Melfort’s Saskatchewan Avenue renamed Veteran’s Way

The mural isn’t the only change in Melfort. Graham said they’ve recently renamed Saskatchewan Ave. as Veteran’s Way.

The project received support from city council, but was spearheaded by Communities in Bloom. There are currently 70 banners remembering Melfort veterans on display.

“We have been so fortunate with Sandra now approaching us about the Poppy mural and then Communities in Bloom approaching us about naming Veteran’s Way,” Graham said. “They wrote the letter to the city for that—we didn’t—and then worked with the city on getting a source for the banners.”

The Legion’s job was to get in contact with families and gauge their interest. Everything else was done by the city and Communities in Bloom.

Thankfully, the main room of the Legion Hall—called the Corvette Room—has 850 pictures of veterans from Melfort and area.
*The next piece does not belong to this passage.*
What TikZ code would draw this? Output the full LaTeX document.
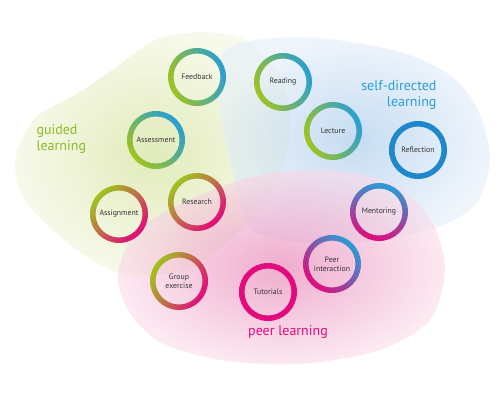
\documentclass[tikz,border=0pt]{standalone}
\usepackage{fontspec}
\setmainfont{PT Sans}
\usepackage{tikz}

\definecolor{lgreen}{RGB}{160,196,30}
\definecolor{lblue}{RGB}{40,158,214}
\definecolor{dblue}{RGB}{30,136,202}
\definecolor{lpink}{RGB}{226,10,124}
\definecolor{tgreen}{RGB}{140,186,40}
\definecolor{gin}{RGB}{205,222,140}
\definecolor{gout}{RGB}{242,246,222}
\definecolor{bin}{RGB}{160,196,233}
\definecolor{bout}{RGB}{228,238,249}
\definecolor{pin}{RGB}{228,118,174}
\definecolor{pout}{RGB}{250,218,232}

\tikzset{
	ringlabel/.style={font=\fontsize{7.8}{8.8}\selectfont, text=black!80, align=center},
	grouplabel/.style={font=\fontsize{14}{15.5}\selectfont}
}

\begin{document}
\begin{tikzpicture}[x=1pt,y=-1pt]
	\useasboundingbox (0,0) rectangle (500,400);

	% blobs
	\shade[inner color=gin, outer color=gout, fill opacity=0.6] plot[smooth cycle] coordinates {
	(15,160) (35,118) (75,95) (115,68) (155,40) (200,32) (245,40) (280,75)
	(290,130) (275,185) (235,235) (185,270) (120,273) (70,245) (25,200)};
	\shade[inner color=bin, outer color=bout, fill opacity=0.6] plot[smooth cycle] coordinates {
	(222,55) (255,40) (320,38) (400,52) (450,75) (478,110) (490,160)
	(475,205) (435,228) (380,240) (300,242) (250,228) (232,170) (220,110)};
	\shade[inner color=pin, outer color=pout, fill opacity=0.6] plot[smooth cycle] coordinates {
	(118,272) (140,228) (200,195) (260,175) (330,170) (395,185) (432,222)
	(445,270) (430,320) (380,350) (300,364) (220,360) (160,342) (128,310)};

	% rings
	\foreach \n/\px/\py/\ca/\cb/\ang/\txt in {
	feedback/197/77/lgreen/lblue/110/{Feedback},
	reading/283/82/lgreen/lblue/115/{Reading},
	assessment/156/140/lgreen/lblue/130/{Assessment},
	lecture/333/131/lgreen/lblue/115/{Lecture},
	reflection/418/150/dblue/dblue/0/{Reflection},
	research/197/202/lgreen/lpink/45/{Research},
	assignment/119/214/lgreen/lpink/45/{Assignment},
	mentoring/379/212/lblue/lpink/-15/{Mentoring},
	group/179/281/lgreen/lpink/60/{Group\\exercise},
	peer/332/264/lblue/lpink/-45/{Peer\\interaction},
	tutorials/268/292/lpink/lpink/0/{Tutorials}}
	{
		\shade[even odd rule, top color=\ca, bottom color=\cb, shading angle=\ang]
			(\px,\py) circle [radius=29] circle [radius=23.5];
		\node[ringlabel] (\n) at (\px,\py) {\txt};
	};

	% group labels
	\node[grouplabel, text=tgreen, align=left, anchor=west] (guided) at (33,139) {guided\\learning};
	\node[grouplabel, text=lblue, align=right, anchor=east] (selfdir) at (440,95) {self-directed\\learning};
	\node[grouplabel, text=lpink] (peerl) at (288,332) {peer learning};
\end{tikzpicture}
\end{document}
“We just walked around and said, ‘we know this veteran’s family so let’s find somebody that knows somebody,’” Graham explained. “One of the family members, we would send them off an email or call them or anything you know. Lots of them were people that we went to school with in the late 60s and they have left the Melfort areas, but they were really happy to do this. Lots of them are coming back to visit to have a look at their parent’s banner now.”